One of the co-op’s directors (and a homeschooling parent herself) is Leanne McNamee. She says the community has grown from 18 students since it started nearly a decade ago to more than 100 now. 

“Because it’s not weird anymore. When I started, it was like, home school, who’s that?” said McNamee.

There’s actually not a lot of data about who, according to Stanford education professor Thomas Dee, who authored the research on the recent increase. 

6-year-old Harry Fulbright makes his own landscape out of play dough. Stephanie Hughes / Marketplace

“We know far too little about, in particular, the homeschooling that many families took up during the pandemic,” said Dee. 

There is a movement to support these families financially. At least twelve states now have laws in place that provide funding for home education expenses, and several others are considering legislation. The amounts differ, up to $9,000 annually. The legislation usually details what’s considered an eligible expense and what’s not. 

“At least two of them specifically mentioned that a home theater is not considered an eligible expense,” said Emily Ronco with the National Conference of State Legislatures.

Anna Fulbright has spent about $3,700 on homeschooling this school year. That includes books, curriculum, and co-op and Classical Conversations tuition, which costs about $1,500 for her older son, and about a third of that for each of the younger kids.
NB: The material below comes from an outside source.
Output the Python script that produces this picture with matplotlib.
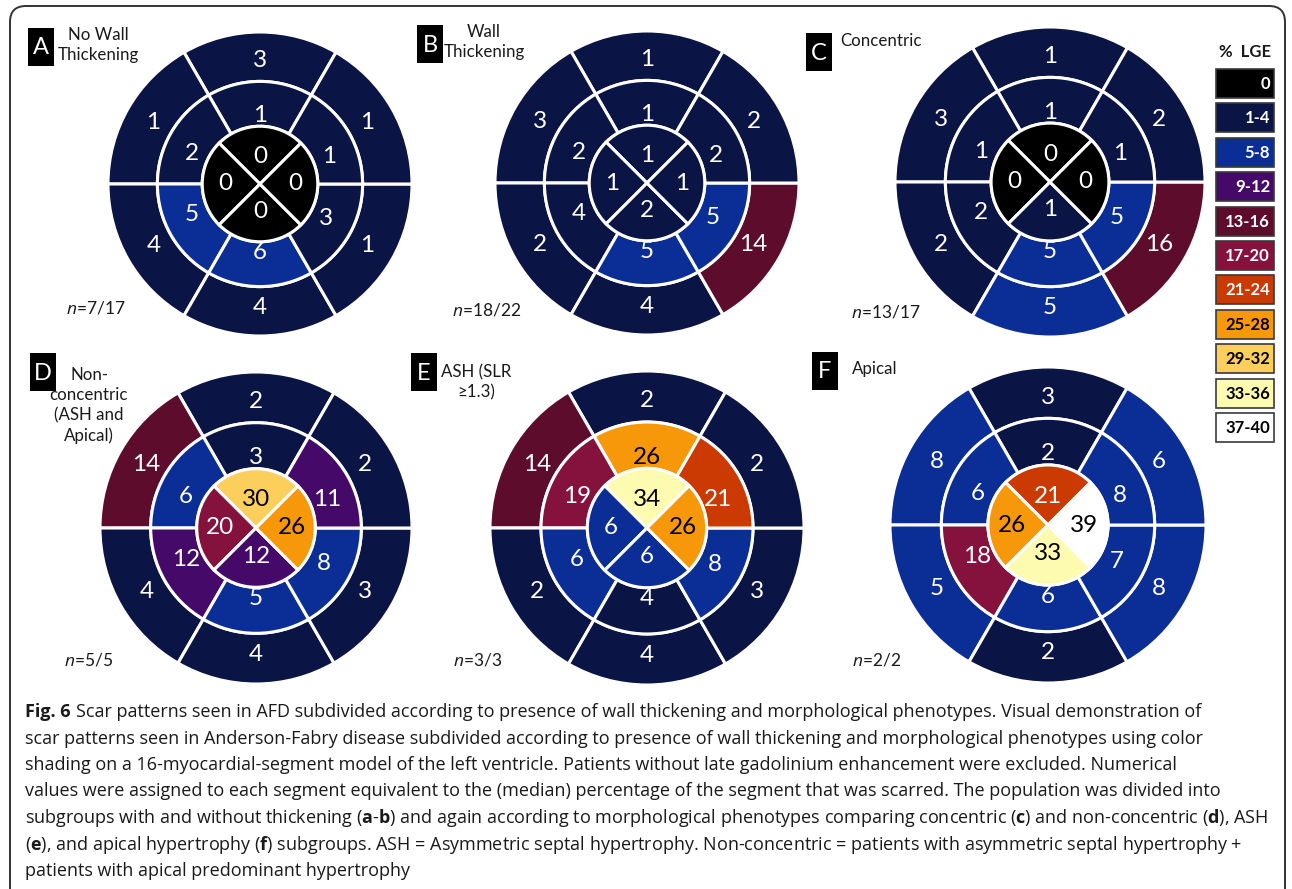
"""
Scar patterns in AFD: 16-segment bullseye plots, six subgroups.
"""

import matplotlib
matplotlib.use("Agg")
import matplotlib.pyplot as plt
from matplotlib.patches import Wedge, Rectangle, FancyBboxPatch
import numpy as np

plt.rcParams["font.family"] = ["Lato", "DejaVu Sans"]
plt.rcParams["mathtext.fontset"] = "custom"
plt.rcParams["mathtext.rm"] = "Open Sans"
plt.rcParams["mathtext.bf"] = "Open Sans:bold"
plt.rcParams["mathtext.it"] = "Open Sans:italic"

# ── Data: median % LGE per AHA segment ──
# basal/mid order: anterior, anteroseptal, inferoseptal, inferior, inferolateral, anterolateral
# apical order: anterior, septal, inferior, lateral
PANEL_KEYS = ["A", "B", "C", "D", "E", "F"]
PANEL_TITLES = ["No Wall\nThickening", "Wall\nThickening", "Concentric",
                "Non-\nconcentric\n(ASH and\nApical)", "ASH (SLR\n\u22651.3)", "Apical"]
PANEL_N = ["7/17", "18/22", "13/17", "5/5", "3/3", "2/2"]

BASAL = {
    "A": [3, 1, 4, 4, 1, 1],
    "B": [1, 3, 2, 4, 14, 2],
    "C": [1, 3, 2, 5, 16, 2],
    "D": [2, 14, 4, 4, 3, 2],
    "E": [2, 14, 2, 4, 3, 2],
    "F": [3, 8, 5, 2, 8, 6],
}
MID = {
    "A": [1, 2, 5, 6, 3, 1],
    "B": [1, 2, 4, 5, 5, 2],
    "C": [1, 1, 2, 5, 5, 1],
    "D": [3, 6, 12, 5, 8, 11],
    "E": [26, 19, 6, 4, 8, 21],
    "F": [2, 6, 18, 6, 7, 8],
}
APICAL = {
    "A": [0, 0, 0, 0],
    "B": [1, 1, 2, 1],
    "C": [0, 0, 1, 0],
    "D": [30, 20, 12, 26],
    "E": [34, 6, 6, 26],
    "F": [21, 26, 33, 39],
}

# ── Colour scale ──
BIN_LABELS = ["0", "1-4", "5-8", "9-12", "13-16", "17-20",
              "21-24", "25-28", "29-32", "33-36", "37-40"]
BIN_UPPER = [0, 4, 8, 12, 16, 20, 24, 28, 32, 36, 40]
BIN_COLORS = ["#000000", "#0b1545", "#0a2d96", "#45096a", "#5e0c2c", "#85123d",
              "#cb3a02", "#f7980a", "#fcce5c", "#fdfbb0", "#ffffff"]
BIN_TEXT = ["white"] * 7 + ["black"] * 4

# ── Layout (pixel coords, y down) ──
W, H = 1292, 889
CENTERS = {
    "A": (260, 184, 152), "B": (647, 183, 152), "C": (1050, 182, 155),
    "D": (256, 528, 156), "E": (647, 528, 157), "F": (1048, 525, 158),
}
LABEL_BOX = {"A": (28, 28), "B": (417, 25), "C": (806, 33),
             "D": (30, 353), "E": (411, 353), "F": (812, 352)}
TITLE_POS = {"A": (98, 27, "center"), "B": (484, 24, "center"), "C": (840, 33, "left"),
             "D": (89, 367, "center"), "E": (476, 364, "center"), "F": (852, 361, "left")}
N_POS = {"A": (66, 308), "B": (452, 310), "C": (851, 312),
         "D": (64, 660), "E": (453, 660), "F": (852, 660)}

SIX_ANGLES = [90, 150, 210, 270, 330, 30]
MID_TEXT_ANGLES = [90, 156, 204, 270, 332, 22]
FOUR_ANGLES = [90, 180, 270, 0]


def bin_index(v):
    for i, up in enumerate(BIN_UPPER):
        if v <= up:
            return i
    return len(BIN_UPPER) - 1


def draw_wedge(ax, cx, cy, r, width, phi1, phi2, val):
    # y axis inverted: visual angle phi -> data angle -phi
    ax.add_patch(Wedge((cx, cy), r, -phi2, -phi1, width=width,
                       facecolor=BIN_COLORS[bin_index(val)],
                       edgecolor="white", linewidth=2.2, zorder=2))


def put_label(ax, cx, cy, rad, phi, val):
    x = cx + rad * np.cos(np.radians(phi))
    y = cy - rad * np.sin(np.radians(phi))
    ax.text(x, y, str(val), ha="center", va="center", fontsize=17.5,
            color=BIN_TEXT[bin_index(val)], zorder=4)


fig = plt.figure(figsize=(W / 100, H / 100), dpi=100)
ax = fig.add_axes([0, 0, 1, 1])
ax.set_xlim(0, W)
ax.set_ylim(H, 0)
ax.axis("off")

# outer rounded frame
ax.add_patch(FancyBboxPatch((10, 6), 1275, 1000,
                            boxstyle="round,pad=0,rounding_size=16",
                            facecolor="white", edgecolor="#333333",
                            linewidth=1.4, zorder=0))

for i, key in enumerate(PANEL_KEYS):
    cx, cy, R = CENTERS[key]
    r_mid = 0.675 * R
    r_in = 0.38 * R
    for j, phi in enumerate(SIX_ANGLES):
        draw_wedge(ax, cx, cy, R, R - r_mid, phi - 30, phi + 30, BASAL[key][j])
        draw_wedge(ax, cx, cy, r_mid, r_mid - r_in, phi - 30, phi + 30, MID[key][j])
        put_label(ax, cx, cy, 0.81 * R, phi, BASAL[key][j])
        mr = 0.45 * R if phi in (90, 270) else 0.49 * R
        put_label(ax, cx, cy, mr, MID_TEXT_ANGLES[j], MID[key][j])
    for j, phi in enumerate(FOUR_ANGLES):
        draw_wedge(ax, cx, cy, r_in, r_in, phi - 45, phi + 45, APICAL[key][j])
        ar = 0.18 * R if phi in (90, 270) else 0.23 * R
        put_label(ax, cx, cy, ar, phi, APICAL[key][j])

    # panel letter
    bx, by = LABEL_BOX[key]
    ax.add_patch(Rectangle((bx, by), 26, 38, facecolor="black",
                           edgecolor="none", zorder=3))
    ax.text(bx + 13, by + 20, key, ha="center", va="center", fontsize=17,
            color="white", zorder=4)
    tx, ty, al = TITLE_POS[key]
    ax.text(tx, ty, PANEL_TITLES[i], ha=al, va="top", fontsize=12.2,
            color="#1a1a1a", linespacing=1.3, multialignment="center", zorder=4)
    nx, ny = N_POS[key]
    ax.text(nx, ny, r"$\mathit{n}$=" + PANEL_N[i], ha="left", va="center",
            fontsize=12.5, color="#1a1a1a", zorder=4)

# legend
ax.text(1245, 52, "%  LGE", ha="center", va="center", fontsize=12,
        fontweight="bold", color="#1a1a1a")
for k, lab in enumerate(BIN_LABELS):
    top = 69 + k * 34.4
    ax.add_patch(Rectangle((1216, top), 58, 29, facecolor=BIN_COLORS[k],
                           edgecolor="#3a3a3a", linewidth=1.2, zorder=3))
    ax.text(1270, top + 15, lab, ha="right", va="center", fontsize=12,
            fontweight="bold", color=BIN_TEXT[k], zorder=4)

# caption
CAP_SIZE = 12.95
CAP_FONT = ["Open Sans", "DejaVu Sans"]
CAPTION = [
    "Scar patterns seen in AFD subdivided according to presence of wall thickening and morphological phenotypes. Visual demonstration of",
    "scar patterns seen in Anderson-Fabry disease subdivided according to presence of wall thickening and morphological phenotypes using color",
    "shading on a 16-myocardial-segment model of the left ventricle. Patients without late gadolinium enhancement were excluded. Numerical",
    "values were assigned to each segment equivalent to the (median) percentage of the segment that was scarred. The population was divided into",
    r"subgroups with and without thickening ($\mathbf{a}$-$\mathbf{b}$) and again according to morphological phenotypes comparing concentric ($\mathbf{c}$) and non-concentric ($\mathbf{d}$), ASH",
    r"($\mathbf{e}$), and apical hypertrophy ($\mathbf{f}$) subgroups. ASH = Asymmetric septal hypertrophy. Non-concentric = patients with asymmetric septal hypertrophy +",
    "patients with apical predominant hypertrophy",
]
fig_lbl = ax.text(25, 712, "Fig. 6", ha="left", va="center", fontsize=CAP_SIZE,
                  family=CAP_FONT, fontweight="bold", color="#1a1a1a")
renderer = fig.canvas.get_renderer()
bb = fig_lbl.get_window_extent(renderer=renderer)
x_after = 25 + bb.width + 5
for k, line in enumerate(CAPTION):
    x0 = x_after if k == 0 else 25
    ax.text(x0, 712 + k * 26.5, line, ha="left", va="center", fontsize=CAP_SIZE,
            family=CAP_FONT, color="#1a1a1a")

fig.savefig("out.png", dpi=100, facecolor="white")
She says many of those purchases will last multiple years, and stresses that not every family needs to spend as much to successfully homeschool.
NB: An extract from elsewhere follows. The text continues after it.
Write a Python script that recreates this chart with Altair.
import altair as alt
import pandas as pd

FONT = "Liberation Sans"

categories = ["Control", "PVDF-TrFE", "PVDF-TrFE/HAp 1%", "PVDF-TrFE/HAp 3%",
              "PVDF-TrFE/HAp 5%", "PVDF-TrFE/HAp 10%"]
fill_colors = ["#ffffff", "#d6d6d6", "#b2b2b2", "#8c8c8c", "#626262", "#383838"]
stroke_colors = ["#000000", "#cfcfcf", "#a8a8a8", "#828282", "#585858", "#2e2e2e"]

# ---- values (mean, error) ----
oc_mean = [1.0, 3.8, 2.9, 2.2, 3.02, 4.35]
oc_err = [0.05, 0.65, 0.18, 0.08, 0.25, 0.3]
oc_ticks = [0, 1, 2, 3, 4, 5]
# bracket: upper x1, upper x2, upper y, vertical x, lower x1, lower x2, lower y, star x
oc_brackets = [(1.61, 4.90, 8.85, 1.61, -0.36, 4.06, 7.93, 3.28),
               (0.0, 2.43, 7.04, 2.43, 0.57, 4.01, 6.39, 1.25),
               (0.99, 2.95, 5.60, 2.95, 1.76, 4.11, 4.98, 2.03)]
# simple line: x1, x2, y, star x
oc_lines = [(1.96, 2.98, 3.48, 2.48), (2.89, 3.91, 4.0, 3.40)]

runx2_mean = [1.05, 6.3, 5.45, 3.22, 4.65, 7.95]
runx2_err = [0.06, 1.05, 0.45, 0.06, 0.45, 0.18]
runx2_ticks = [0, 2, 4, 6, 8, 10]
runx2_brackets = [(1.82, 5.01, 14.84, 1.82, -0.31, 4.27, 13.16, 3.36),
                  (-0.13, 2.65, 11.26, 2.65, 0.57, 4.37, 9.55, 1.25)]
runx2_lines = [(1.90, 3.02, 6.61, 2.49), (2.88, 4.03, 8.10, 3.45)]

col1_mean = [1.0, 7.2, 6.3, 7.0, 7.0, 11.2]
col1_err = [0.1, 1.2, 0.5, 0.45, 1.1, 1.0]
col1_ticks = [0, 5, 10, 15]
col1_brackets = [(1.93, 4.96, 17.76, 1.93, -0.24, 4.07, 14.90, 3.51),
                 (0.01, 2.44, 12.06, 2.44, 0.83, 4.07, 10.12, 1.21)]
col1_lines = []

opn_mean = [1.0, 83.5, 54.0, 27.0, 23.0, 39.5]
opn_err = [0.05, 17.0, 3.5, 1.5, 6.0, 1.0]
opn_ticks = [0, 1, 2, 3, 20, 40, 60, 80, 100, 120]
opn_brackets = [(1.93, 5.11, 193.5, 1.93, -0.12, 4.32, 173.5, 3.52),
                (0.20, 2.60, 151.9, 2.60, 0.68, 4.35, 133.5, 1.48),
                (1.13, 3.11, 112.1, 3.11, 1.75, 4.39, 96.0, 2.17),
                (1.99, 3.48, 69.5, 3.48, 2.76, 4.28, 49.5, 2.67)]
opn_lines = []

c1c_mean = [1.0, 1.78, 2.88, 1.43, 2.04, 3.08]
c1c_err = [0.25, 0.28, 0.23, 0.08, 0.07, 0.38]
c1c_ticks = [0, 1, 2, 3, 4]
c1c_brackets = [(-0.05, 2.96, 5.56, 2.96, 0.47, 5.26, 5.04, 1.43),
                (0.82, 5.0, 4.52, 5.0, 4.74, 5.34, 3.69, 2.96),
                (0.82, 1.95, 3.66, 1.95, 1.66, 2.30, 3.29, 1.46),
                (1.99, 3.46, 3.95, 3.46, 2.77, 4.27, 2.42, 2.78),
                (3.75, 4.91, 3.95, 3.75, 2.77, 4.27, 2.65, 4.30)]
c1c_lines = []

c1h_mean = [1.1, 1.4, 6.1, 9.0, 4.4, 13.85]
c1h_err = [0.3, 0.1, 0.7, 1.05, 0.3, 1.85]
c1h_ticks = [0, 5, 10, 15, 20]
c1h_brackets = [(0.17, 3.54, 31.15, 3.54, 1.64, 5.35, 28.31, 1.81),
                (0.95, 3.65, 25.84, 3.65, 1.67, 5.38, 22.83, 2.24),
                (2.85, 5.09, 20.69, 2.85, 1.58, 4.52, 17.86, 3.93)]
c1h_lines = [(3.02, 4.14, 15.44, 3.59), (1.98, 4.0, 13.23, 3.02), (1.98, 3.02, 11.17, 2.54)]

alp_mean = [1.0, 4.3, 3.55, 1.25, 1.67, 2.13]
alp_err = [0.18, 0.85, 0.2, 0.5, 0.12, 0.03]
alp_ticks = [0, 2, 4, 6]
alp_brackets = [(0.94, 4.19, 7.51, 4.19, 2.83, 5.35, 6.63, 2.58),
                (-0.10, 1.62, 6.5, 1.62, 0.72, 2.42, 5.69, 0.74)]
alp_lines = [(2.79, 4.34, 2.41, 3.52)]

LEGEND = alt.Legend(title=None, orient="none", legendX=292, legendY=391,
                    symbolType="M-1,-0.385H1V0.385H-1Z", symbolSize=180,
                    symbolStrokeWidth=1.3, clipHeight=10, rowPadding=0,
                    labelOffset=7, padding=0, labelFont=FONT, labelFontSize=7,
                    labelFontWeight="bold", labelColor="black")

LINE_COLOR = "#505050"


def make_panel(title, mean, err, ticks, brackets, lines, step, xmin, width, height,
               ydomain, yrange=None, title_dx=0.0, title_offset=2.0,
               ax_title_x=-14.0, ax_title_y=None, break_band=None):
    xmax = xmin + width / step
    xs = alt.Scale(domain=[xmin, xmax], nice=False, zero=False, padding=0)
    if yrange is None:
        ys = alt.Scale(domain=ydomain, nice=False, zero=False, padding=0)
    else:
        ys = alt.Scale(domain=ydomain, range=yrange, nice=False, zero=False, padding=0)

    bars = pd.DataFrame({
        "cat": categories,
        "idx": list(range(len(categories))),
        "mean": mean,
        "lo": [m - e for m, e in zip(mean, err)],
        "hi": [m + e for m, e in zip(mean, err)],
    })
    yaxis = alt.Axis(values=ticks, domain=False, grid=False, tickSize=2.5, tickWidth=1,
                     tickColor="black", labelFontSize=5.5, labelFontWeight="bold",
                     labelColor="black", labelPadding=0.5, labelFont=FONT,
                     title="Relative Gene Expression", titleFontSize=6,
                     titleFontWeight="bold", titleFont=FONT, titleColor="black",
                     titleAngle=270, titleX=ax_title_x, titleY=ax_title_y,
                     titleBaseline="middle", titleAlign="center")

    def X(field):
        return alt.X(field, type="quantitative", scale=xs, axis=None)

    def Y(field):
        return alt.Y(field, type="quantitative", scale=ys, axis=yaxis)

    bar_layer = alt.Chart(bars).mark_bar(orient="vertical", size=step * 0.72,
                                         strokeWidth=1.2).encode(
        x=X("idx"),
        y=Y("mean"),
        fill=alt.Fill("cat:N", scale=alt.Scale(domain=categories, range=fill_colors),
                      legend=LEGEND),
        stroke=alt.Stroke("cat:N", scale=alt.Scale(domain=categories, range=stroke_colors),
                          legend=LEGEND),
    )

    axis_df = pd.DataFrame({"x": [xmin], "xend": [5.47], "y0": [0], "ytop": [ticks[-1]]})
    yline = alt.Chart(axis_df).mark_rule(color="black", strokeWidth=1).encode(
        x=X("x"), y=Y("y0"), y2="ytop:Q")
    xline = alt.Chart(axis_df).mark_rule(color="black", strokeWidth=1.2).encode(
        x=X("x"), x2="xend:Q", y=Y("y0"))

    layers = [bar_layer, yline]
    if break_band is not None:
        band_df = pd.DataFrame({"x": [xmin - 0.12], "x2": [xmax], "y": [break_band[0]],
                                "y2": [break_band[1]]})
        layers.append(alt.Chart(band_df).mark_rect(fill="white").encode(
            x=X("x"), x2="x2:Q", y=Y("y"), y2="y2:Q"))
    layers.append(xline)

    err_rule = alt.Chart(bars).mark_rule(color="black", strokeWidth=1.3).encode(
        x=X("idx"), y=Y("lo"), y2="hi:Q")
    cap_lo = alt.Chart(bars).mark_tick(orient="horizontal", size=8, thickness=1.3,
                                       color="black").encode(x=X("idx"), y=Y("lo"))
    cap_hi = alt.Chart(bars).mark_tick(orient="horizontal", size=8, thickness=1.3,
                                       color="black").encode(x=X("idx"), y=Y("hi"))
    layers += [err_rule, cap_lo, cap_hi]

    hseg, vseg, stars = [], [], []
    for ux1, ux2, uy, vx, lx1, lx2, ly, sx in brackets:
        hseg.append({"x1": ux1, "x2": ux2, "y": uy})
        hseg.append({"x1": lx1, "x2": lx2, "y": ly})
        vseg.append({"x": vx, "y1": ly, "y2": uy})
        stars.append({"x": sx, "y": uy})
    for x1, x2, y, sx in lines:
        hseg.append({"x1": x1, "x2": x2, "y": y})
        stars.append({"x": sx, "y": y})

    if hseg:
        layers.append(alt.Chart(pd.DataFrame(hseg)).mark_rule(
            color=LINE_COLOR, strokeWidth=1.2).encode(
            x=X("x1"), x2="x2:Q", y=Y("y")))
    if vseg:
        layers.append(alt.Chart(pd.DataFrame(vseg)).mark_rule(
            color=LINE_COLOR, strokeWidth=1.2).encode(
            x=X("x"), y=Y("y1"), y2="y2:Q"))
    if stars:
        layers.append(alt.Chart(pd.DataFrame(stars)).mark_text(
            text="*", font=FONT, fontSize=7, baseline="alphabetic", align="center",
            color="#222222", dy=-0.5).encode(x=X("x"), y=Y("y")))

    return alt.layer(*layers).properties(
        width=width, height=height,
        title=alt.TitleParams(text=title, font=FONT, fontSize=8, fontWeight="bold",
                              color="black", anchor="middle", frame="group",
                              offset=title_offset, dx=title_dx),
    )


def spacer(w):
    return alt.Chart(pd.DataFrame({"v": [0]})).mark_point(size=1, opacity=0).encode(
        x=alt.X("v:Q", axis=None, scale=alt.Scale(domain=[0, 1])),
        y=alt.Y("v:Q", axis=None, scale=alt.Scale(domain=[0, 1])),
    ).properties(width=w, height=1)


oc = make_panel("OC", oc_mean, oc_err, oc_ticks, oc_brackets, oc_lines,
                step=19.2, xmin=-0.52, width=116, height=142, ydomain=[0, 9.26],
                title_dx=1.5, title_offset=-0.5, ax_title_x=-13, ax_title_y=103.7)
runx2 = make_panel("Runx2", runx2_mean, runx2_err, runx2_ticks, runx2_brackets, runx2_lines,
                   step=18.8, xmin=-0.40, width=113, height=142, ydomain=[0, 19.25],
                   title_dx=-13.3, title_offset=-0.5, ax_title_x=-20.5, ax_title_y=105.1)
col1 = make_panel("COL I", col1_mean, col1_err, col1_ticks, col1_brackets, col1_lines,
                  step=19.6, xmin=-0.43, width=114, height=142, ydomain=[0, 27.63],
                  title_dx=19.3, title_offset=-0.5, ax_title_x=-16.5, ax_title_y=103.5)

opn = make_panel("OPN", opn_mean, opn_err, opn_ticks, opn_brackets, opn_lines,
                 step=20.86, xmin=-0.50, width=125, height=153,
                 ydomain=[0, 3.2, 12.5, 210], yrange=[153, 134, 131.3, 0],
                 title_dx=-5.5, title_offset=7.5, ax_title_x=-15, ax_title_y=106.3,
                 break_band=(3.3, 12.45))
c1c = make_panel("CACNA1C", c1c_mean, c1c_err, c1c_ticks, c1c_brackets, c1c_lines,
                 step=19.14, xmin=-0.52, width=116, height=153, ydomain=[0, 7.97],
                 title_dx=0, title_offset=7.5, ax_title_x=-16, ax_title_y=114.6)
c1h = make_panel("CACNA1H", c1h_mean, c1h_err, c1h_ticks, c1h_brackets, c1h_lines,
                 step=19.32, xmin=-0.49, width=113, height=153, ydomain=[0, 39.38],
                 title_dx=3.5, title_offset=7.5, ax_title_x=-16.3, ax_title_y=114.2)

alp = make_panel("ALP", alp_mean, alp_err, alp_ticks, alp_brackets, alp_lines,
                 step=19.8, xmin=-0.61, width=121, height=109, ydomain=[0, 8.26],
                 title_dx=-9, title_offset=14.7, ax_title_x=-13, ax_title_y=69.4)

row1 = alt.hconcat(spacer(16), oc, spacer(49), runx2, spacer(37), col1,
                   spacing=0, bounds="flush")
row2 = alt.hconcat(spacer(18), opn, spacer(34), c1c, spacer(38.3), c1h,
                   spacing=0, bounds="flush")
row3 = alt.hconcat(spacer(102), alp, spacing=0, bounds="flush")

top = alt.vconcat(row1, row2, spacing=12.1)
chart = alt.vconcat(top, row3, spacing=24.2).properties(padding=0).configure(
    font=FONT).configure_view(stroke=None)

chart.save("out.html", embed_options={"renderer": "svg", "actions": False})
“There’s definitely ways to make it significantly cheaper than that,” said Fulbright, who mentions that there’s a consignment market for books and materials. 

Again, Maryland does not allocate public money for homeschooling, and co-op director and parent Leanne McNamee said she’d be wary of taking public funds, even if they were an option.
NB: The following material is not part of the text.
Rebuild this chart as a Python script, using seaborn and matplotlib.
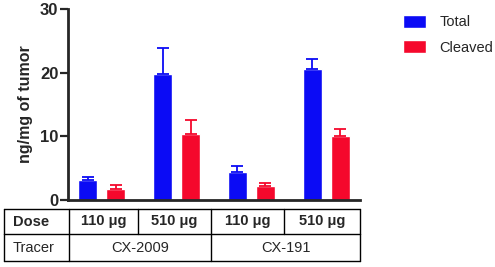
import numpy as np
import pandas as pd
import seaborn as sns
import matplotlib.pyplot as plt

# values
groups = ['CX-2009 110', 'CX-2009 510', 'CX-191 110', 'CX-191 510']
total = [3.1, 19.8, 4.4, 20.5]
total_err = [0.5, 4.0, 0.9, 1.7]
cleaved = [1.8, 10.3, 2.2, 10.0]
cleaved_err = [0.5, 2.3, 0.5, 1.1]
doses = ['110 μg', '510 μg', '110 μg', '510 μg']
tracers = ['CX-2009', 'CX-191']
series = ['Total', 'Cleaved']
colors = ['#0b0bf5', '#f5082c']

df = pd.DataFrame({'group': groups * 2,
                   'value': total + cleaved,
                   'err': total_err + cleaved_err,
                   'series': [series[0]] * 4 + [series[1]] * 4})

sns.set_style('ticks')
plt.rcParams['font.family'] = ['Liberation Sans', 'DejaVu Sans']

fig = plt.figure(figsize=(4.95, 2.67), dpi=100)
W, H = 495, 267
ax = fig.add_axes([68 / W, 1 - 200 / H, (360 - 68) / W, (200 - 9) / H])

sns.barplot(data=df, x='group', y='value', hue='series', palette=colors,
            width=0.747, gap=0.32, errorbar=None, saturation=1, ax=ax)

# one-sided error bars, same colour as bars
for cont, errs, c in zip(ax.containers, [total_err, cleaved_err], colors):
    for bar, e in zip(cont, errs):
        xc = bar.get_x() + bar.get_width() / 2
        ax.errorbar(xc, bar.get_height(), yerr=[[0], [e]], fmt='none',
                    ecolor=c, elinewidth=1.3, capsize=4, capthick=1.3)

ax.set_xlim(-0.447, 3.447)
ax.set_ylim(0, 30)
ax.set_yticks([0, 10, 20, 30])
ax.set_xticks([])
ax.set_xlabel('')
ax.set_ylabel('ng/mg of tumor', fontsize=11.5, fontweight='bold', labelpad=5)
for lab in ax.get_yticklabels():
    lab.set_fontweight('bold')
ax.tick_params(axis='y', labelsize=12, width=1.6, length=6, pad=1)
sns.despine(ax=ax)
for s in ['left', 'bottom']:
    ax.spines[s].set_linewidth(2)

leg = ax.legend(loc='upper left', bbox_to_anchor=(403 / W, 1 - 15 / H),
                bbox_transform=fig.transFigure, frameon=False, fontsize=10.5,
                handlelength=1.6, handleheight=0.95, labelspacing=0.75,
                handletextpad=0.9, borderpad=0, borderaxespad=0)

# table under the axis
tab = fig.add_axes([0, 0, 1, 1])
tab.set_xlim(0, W)
tab.set_ylim(H, 0)
tab.axis('off')
lw = 1.0
cols = [4, 69, 138, 211, 284, 360]
rows = [209, 234, 261]
for y in rows:
    tab.plot([cols[0], cols[-1]], [y, y], color='black', lw=lw)
for x in cols:
    tab.plot([x, x], [rows[0], rows[1]], color='black', lw=lw)
for x in [cols[0], cols[1], cols[3], cols[5]]:
    tab.plot([x, x], [rows[1], rows[2]], color='black', lw=lw)

tab.text(13, (rows[0] + rows[1]) / 2 + 1, 'Dose', fontsize=10.5, fontweight='bold',
         ha='left', va='center')
tab.text(13, (rows[1] + rows[2]) / 2, 'Tracer', fontsize=10.5, ha='left', va='center')
for i, d in enumerate(doses):
    tab.text((cols[i + 1] + cols[i + 2]) / 2, (rows[0] + rows[1]) / 2 - 1, d,
             fontsize=10.5, fontweight='bold', ha='center', va='center')
for i, t in enumerate(tracers):
    tab.text((cols[1 + 2 * i] + cols[3 + 2 * i]) / 2, (rows[1] + rows[2]) / 2, t,
             fontsize=10.5, ha='center', va='center')

fig.savefig('out.png', dpi=100)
“We believe that the minute you start taking government money, then eventually they’re going to start telling you what to do,” said McNamee.

Independence is a big theme at the co-op, generally, down to what subjects the kids study when. This morning, 12-year-old Logan Fulbright’s class has asked to work on cartography. The kids are drawing a map of northern Africa, freehand.

And when he’s not at the co-op, Logan does a lot of work on his own, a kind of project management. 

“I have a planner. So, later today, I’m going to plan out my week. And I get to choose how much of what I do each day,” said Logan. 

12-year-old Logan Fulbright draws a map freehand as part of his geography lesson. Stephanie Hughes / Marketplace

Homeschooling seems to be working well for the Fulbright family. But we don’t know much about families where the kids aren’t learning as well.

“Because they’re outside every sort of normal system,” said Stanford education professor Thomas Dee. “And that exact question is one we’ll have to struggle with: what is society’s responsibility to monitor the well-being and development of these children?”

Especially as society provides more money to fund those children’s lessons at home.